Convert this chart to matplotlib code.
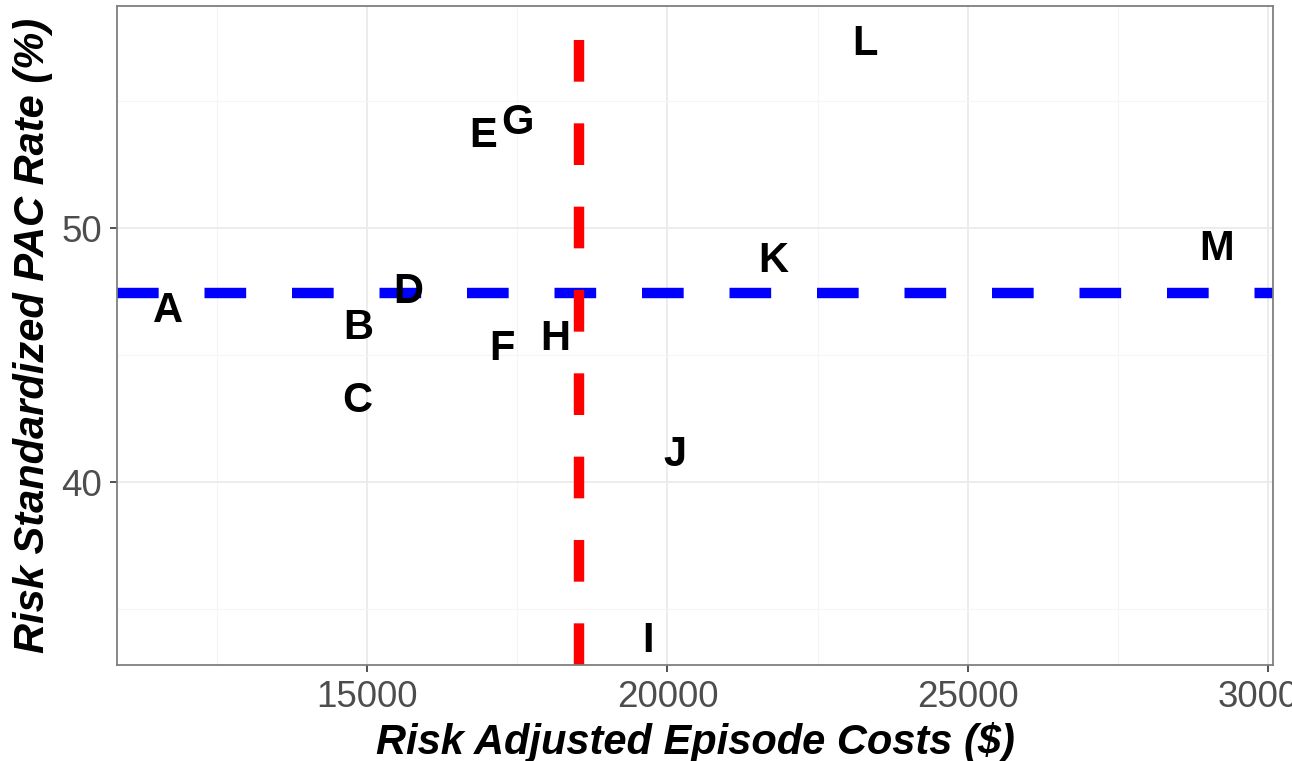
☆ ☆ ☆
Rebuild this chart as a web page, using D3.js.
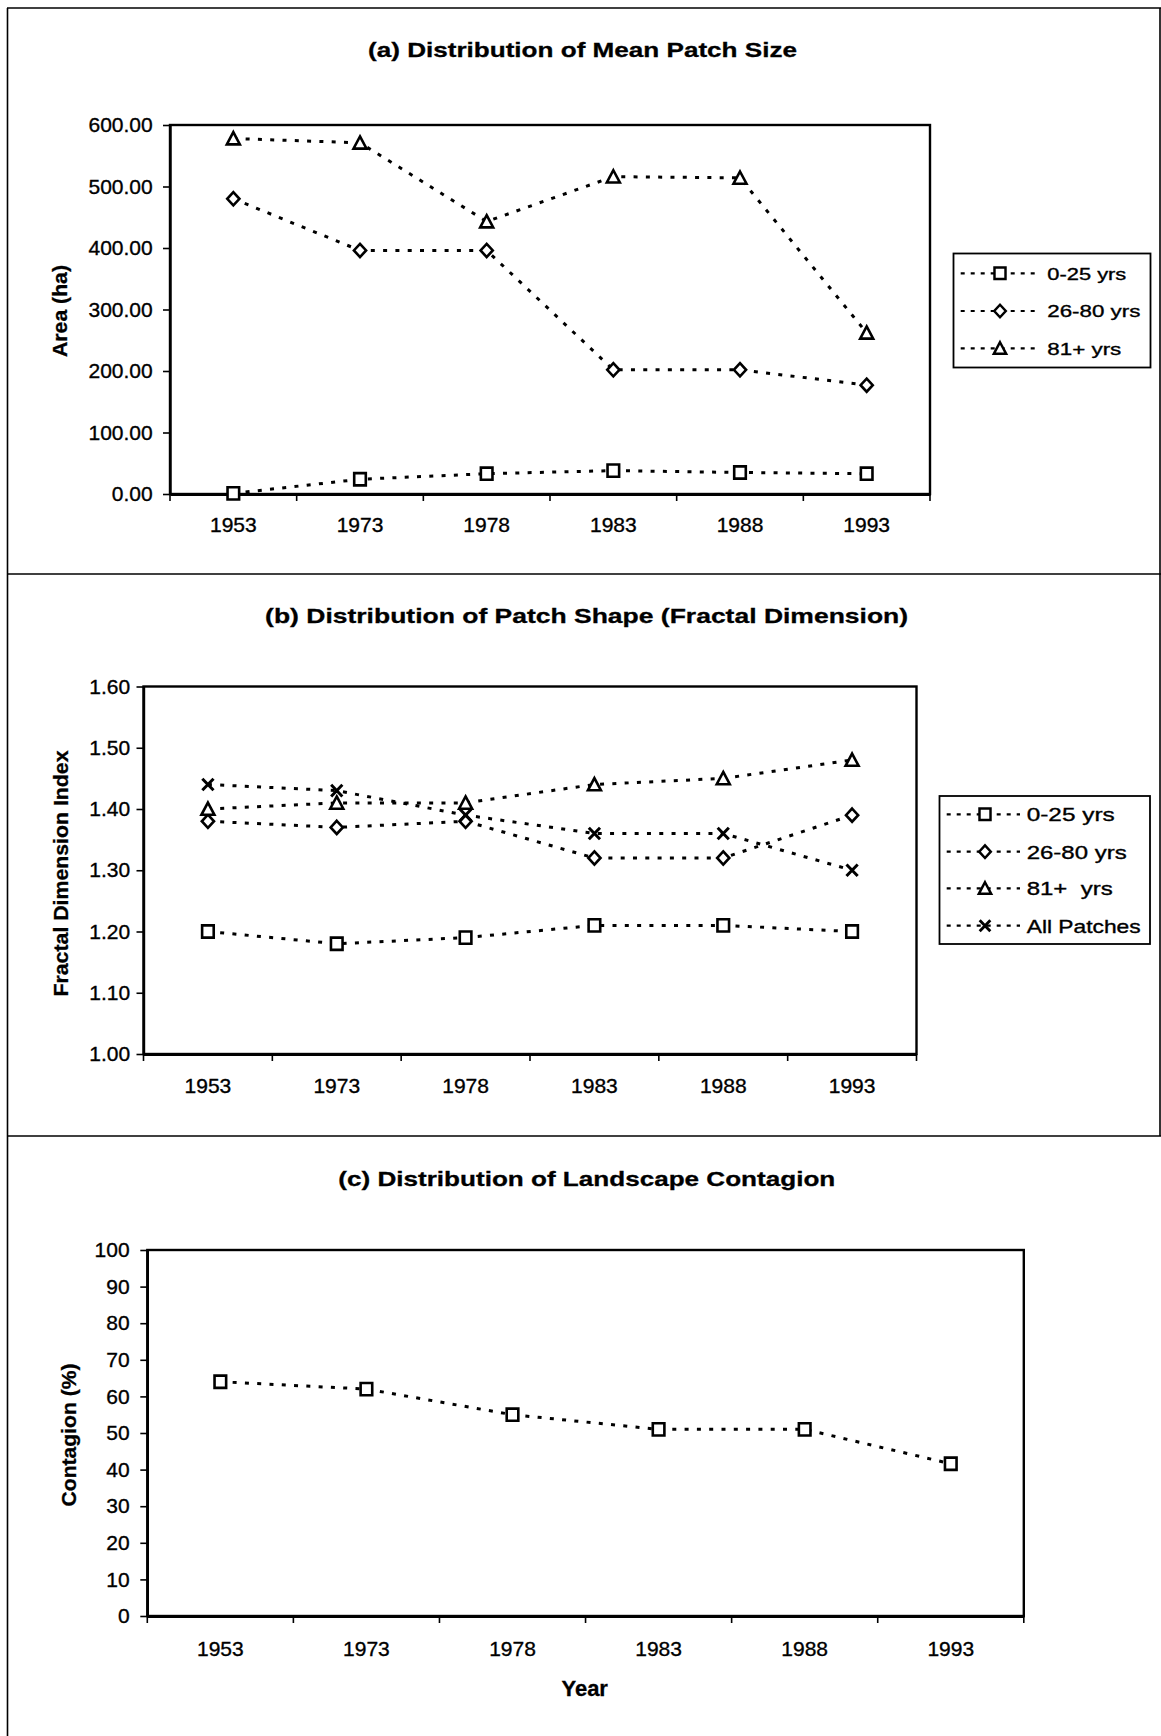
☆ ☆ ☆
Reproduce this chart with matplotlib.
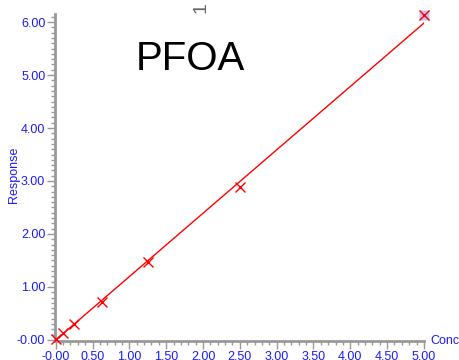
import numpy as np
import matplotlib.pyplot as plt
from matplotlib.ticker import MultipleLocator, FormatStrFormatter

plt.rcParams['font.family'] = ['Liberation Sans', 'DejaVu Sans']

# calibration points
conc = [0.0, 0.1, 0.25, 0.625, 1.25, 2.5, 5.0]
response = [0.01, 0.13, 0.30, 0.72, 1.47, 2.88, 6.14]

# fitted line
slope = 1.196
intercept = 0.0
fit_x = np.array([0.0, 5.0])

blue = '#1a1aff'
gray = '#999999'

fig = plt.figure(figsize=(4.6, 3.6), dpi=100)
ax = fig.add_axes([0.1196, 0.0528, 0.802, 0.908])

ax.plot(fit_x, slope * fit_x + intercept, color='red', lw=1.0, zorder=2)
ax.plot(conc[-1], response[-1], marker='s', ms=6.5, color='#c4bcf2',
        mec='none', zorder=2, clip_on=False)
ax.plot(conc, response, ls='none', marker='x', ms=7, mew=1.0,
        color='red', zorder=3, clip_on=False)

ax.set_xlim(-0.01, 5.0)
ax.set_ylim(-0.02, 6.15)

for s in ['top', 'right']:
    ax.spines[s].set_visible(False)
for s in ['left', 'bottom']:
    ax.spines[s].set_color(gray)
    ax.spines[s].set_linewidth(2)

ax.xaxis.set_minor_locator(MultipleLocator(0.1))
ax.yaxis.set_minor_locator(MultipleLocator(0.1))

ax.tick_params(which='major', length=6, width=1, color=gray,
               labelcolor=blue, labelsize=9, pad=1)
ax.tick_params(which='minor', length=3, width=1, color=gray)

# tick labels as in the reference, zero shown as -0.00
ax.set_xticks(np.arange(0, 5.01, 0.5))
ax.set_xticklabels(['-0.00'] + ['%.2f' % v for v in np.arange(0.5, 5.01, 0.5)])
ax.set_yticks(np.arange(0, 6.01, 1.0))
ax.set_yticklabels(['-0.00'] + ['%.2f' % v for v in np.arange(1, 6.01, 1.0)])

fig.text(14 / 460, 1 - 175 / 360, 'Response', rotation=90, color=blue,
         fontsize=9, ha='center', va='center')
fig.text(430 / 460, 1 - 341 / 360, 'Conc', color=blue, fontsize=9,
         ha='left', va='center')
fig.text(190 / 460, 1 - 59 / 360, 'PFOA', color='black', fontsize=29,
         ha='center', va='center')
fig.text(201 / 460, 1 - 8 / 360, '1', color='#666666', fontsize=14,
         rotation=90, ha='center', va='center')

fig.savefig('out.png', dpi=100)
☆ ☆ ☆
Problem requirements – Exactly as they stand, quote the lines beginning with the one that contains "Reproduce this chart with matplotlib." and ending with the one that contains "ax.tick_params(which='minor', length=3, width=1, color=gray)", with no pictures.

Response to the exercise –
Reproduce this chart with matplotlib.
import numpy as np
import matplotlib.pyplot as plt
from matplotlib.ticker import MultipleLocator, FormatStrFormatter

plt.rcParams['font.family'] = ['Liberation Sans', 'DejaVu Sans']

# calibration points
conc = [0.0, 0.1, 0.25, 0.625, 1.25, 2.5, 5.0]
response = [0.01, 0.13, 0.30, 0.72, 1.47, 2.88, 6.14]

# fitted line
slope = 1.196
intercept = 0.0
fit_x = np.array([0.0, 5.0])

blue = '#1a1aff'
gray = '#999999'

fig = plt.figure(figsize=(4.6, 3.6), dpi=100)
ax = fig.add_axes([0.1196, 0.0528, 0.802, 0.908])

ax.plot(fit_x, slope * fit_x + intercept, color='red', lw=1.0, zorder=2)
ax.plot(conc[-1], response[-1], marker='s', ms=6.5, color='#c4bcf2',
        mec='none', zorder=2, clip_on=False)
ax.plot(conc, response, ls='none', marker='x', ms=7, mew=1.0,
        color='red', zorder=3, clip_on=False)

ax.set_xlim(-0.01, 5.0)
ax.set_ylim(-0.02, 6.15)

for s in ['top', 'right']:
    ax.spines[s].set_visible(False)
for s in ['left', 'bottom']:
    ax.spines[s].set_color(gray)
    ax.spines[s].set_linewidth(2)

ax.xaxis.set_minor_locator(MultipleLocator(0.1))
ax.yaxis.set_minor_locator(MultipleLocator(0.1))

ax.tick_params(which='major', length=6, width=1, color=gray,
               labelcolor=blue, labelsize=9, pad=1)
ax.tick_params(which='minor', length=3, width=1, color=gray)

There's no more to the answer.